What's Ahead for Mortgage Rates This Week – January 28th, 2019
Last week's economic news included readings on sales of previously owned homes and weekly readings on average mortgage rates and new jobless claims. A scheduled report on sales of new homes was not available due to the government shutdown.
National Association of Realtors®: Sales of Pre-Owned Homes Lowest in 3 Years
Sales of previously owned homes fell in December and failed to meet expectations. 4.99 million pre-owned homes were sold on a seasonally adjusted annual basis; analysts predicted 5.10 million sales based on 5.33 million sales in November 2018. December's reading showed the lowest number of sales since November of 2015.
Sales of previously owned homes fell 6.40 percent month-to-month and were 10.30 percent lower year-over-year. Inventories of previously owned homes also slipped in December with a 3.70 months’ supply of homes as compared to 3.90 months’ supply of available homes in November. Real estate pros consider six months’ supply of homes for sale as an average inventor.
Real estate pros said that lower buyer traffic in all regions of the U.S. could indicate less interest from buyers, but on a positive note, fewer buyers also remove the high rates of competition seen in the recent past.
Lower mortgage rates are well-timed for the upcoming spring sales season. Real estate pros were hopeful that lower mortgage rates will hold and entice more buyers into the market.
Mortgage Rates Mixed | New Jobless Claims
Freddie Mac reported no change in average interest rates for fixed rate mortgages. The average rate for 30-year fixed rate mortgages held at 4.45 percent; the average rate for a 15-year fixed rate mortgage was also unchanged at 3.88 percent. Rates for 5/1 adjustable-rate mortgages averaged three basis points higher at 3.90 percent. Discount points averaged 0.40 percent for fixed rate mortgages and 0.30 percent for 5/1 adjustable-rate mortgages.
First-time jobless claims fell to 199,000 new claims filed. Analysts expected 218,000 new claims to be filed based on the prior week's reading of 212,000 new claims filed. Last week's reading represented the first time since 1969 that new jobless claims fell below 200,000, but analysts were wary of potential impact of the government shutdown on new jobless claims. The shutdown ended on Friday until February 15, but politicians seemed unenthusiastic about future shutdowns.
What’s Ahead
This week's scheduled economic reports include Case-Shiller Home Price Indices and readings on pending home sales, construction spending and the post-meeting statement from the Federal Reserve's Federal Open Market Committee.
Labor sector readings on private and public employment and the national unemployment rate will also be released. Weekly readings on mortgage rates and new jobless claims will be released on schedule.

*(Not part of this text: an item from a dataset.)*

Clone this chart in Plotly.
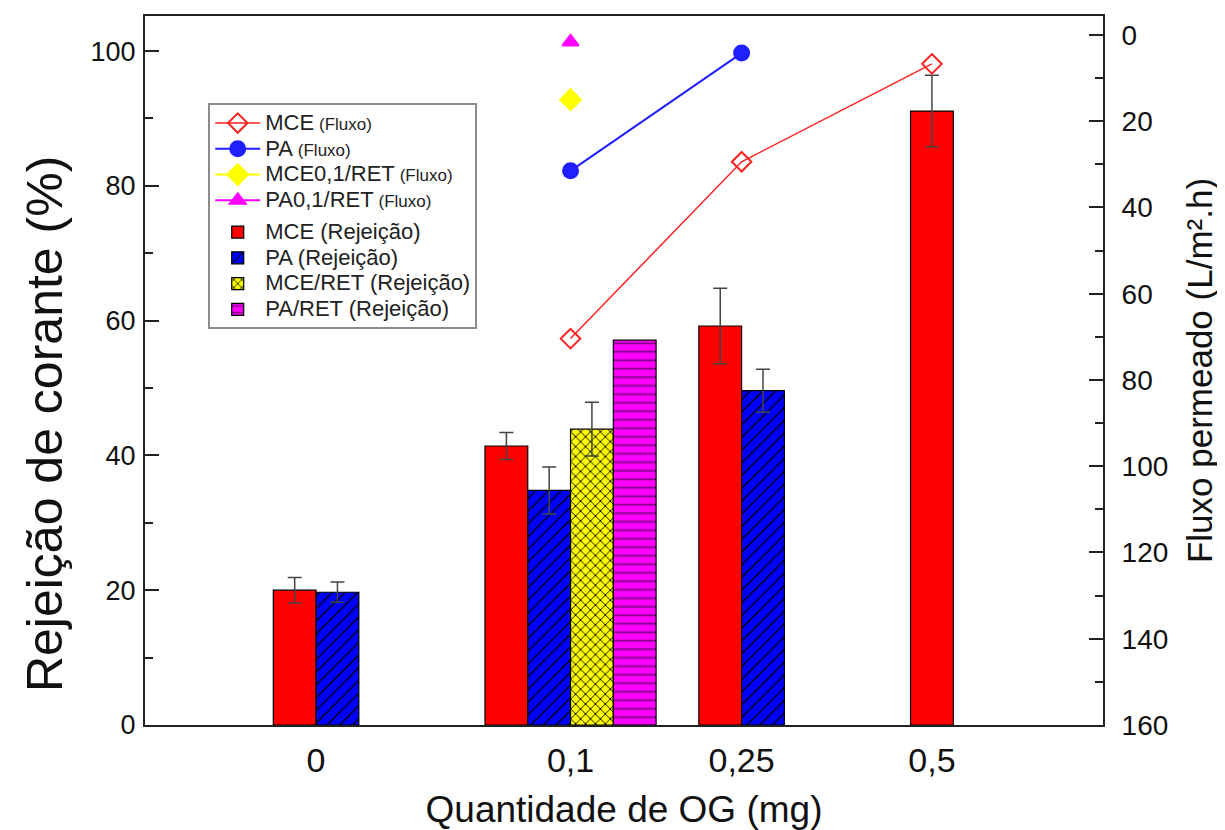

Frequently Asked Questions
Sales of previously owned homes fell to 4.99 million on a seasonally adjusted annual basis, missing expectations and marking the lowest level since November 2015.
Inventories slipped to a 3.70 months’ supply in December, down from 3.90 months in November, below the six months’ supply considered average by real estate professionals.
Average interest rates for fixed-rate mortgages remained unchanged, with 30-year fixed rates at 4.45% and 15-year fixed rates at 3.88%; 5/1 adjustable rates rose slightly by three basis points to 3.90%.
Lower buyer traffic indicated less interest from buyers but also reduced the high competition levels seen recently, which could benefit prospective buyers.
First-time jobless claims fell to 199,000, beating analysts' expectations of 218,000 new claims.